The Time is Never Ripe is taking place at the Ladakh Arts and MediaOrganisation (LAMO), established in two restored 17th-century homes — the Munshi and Gyaoo houses — situated right below the historic Leh Palace. As a UNESCO-recognized contemporary art centre built with traditional stone walls, timber structures, and unfiltered Himalayan light, the building's material fabric enters into a conversation with the modern artworks. The space itself functions as a philosophical instrument, a physical device to recalibrate how visitors perceive time and ecology, showing that global human economies and planetary processes are completely inseparable from local realities.
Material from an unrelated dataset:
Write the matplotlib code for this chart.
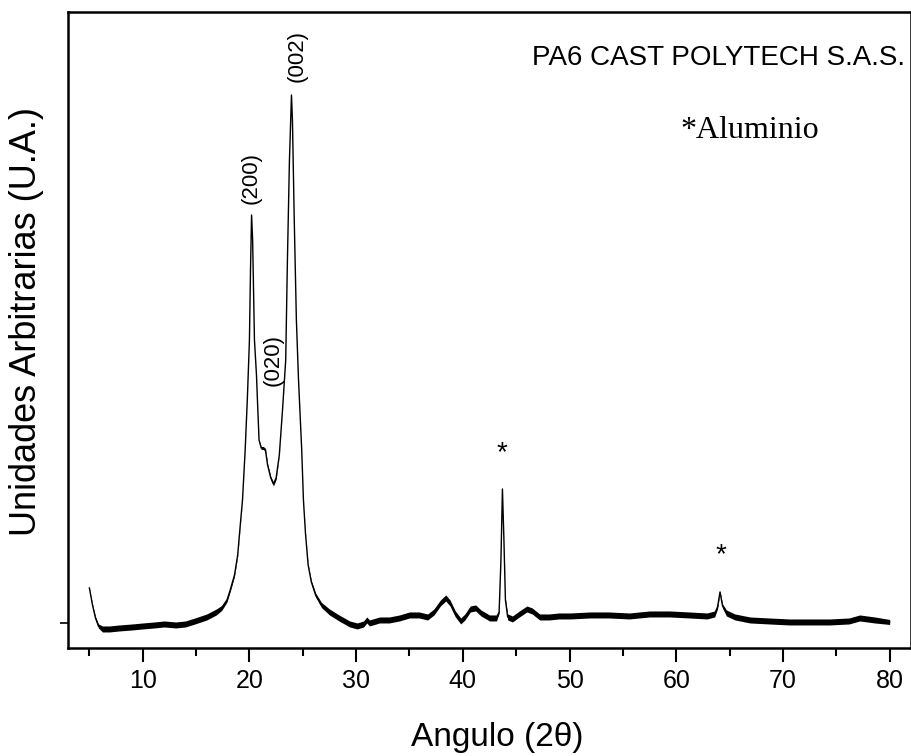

To make sure the project remains deeply grounded, the exhibition is free to the public and accompanied by a rich public program. LAMO is hosting artist-led and curator-led discussions, workshops, and film screenings to build a direct bridge between local Himalayan creators and the collective. Furthermore, local historians and community leaders are conducting guided site visits to provide the artists with a situated, place-responsive understanding of the region's cultural past. Backed by lead institutional partner RMZ Foundation, along with the Jamnalal Bajaj Foundation and Project 88, the exhibition acts as a reflective space for a region facing rapid transition. Ultimately, as the collective notes, the high-altitude setting requires every single breath to be measured and every step to be encountered with care, proving that even when the overarching political and environmental times feel unready, art is always ready to explore the value of ordinary human lives and extraordinary thinking.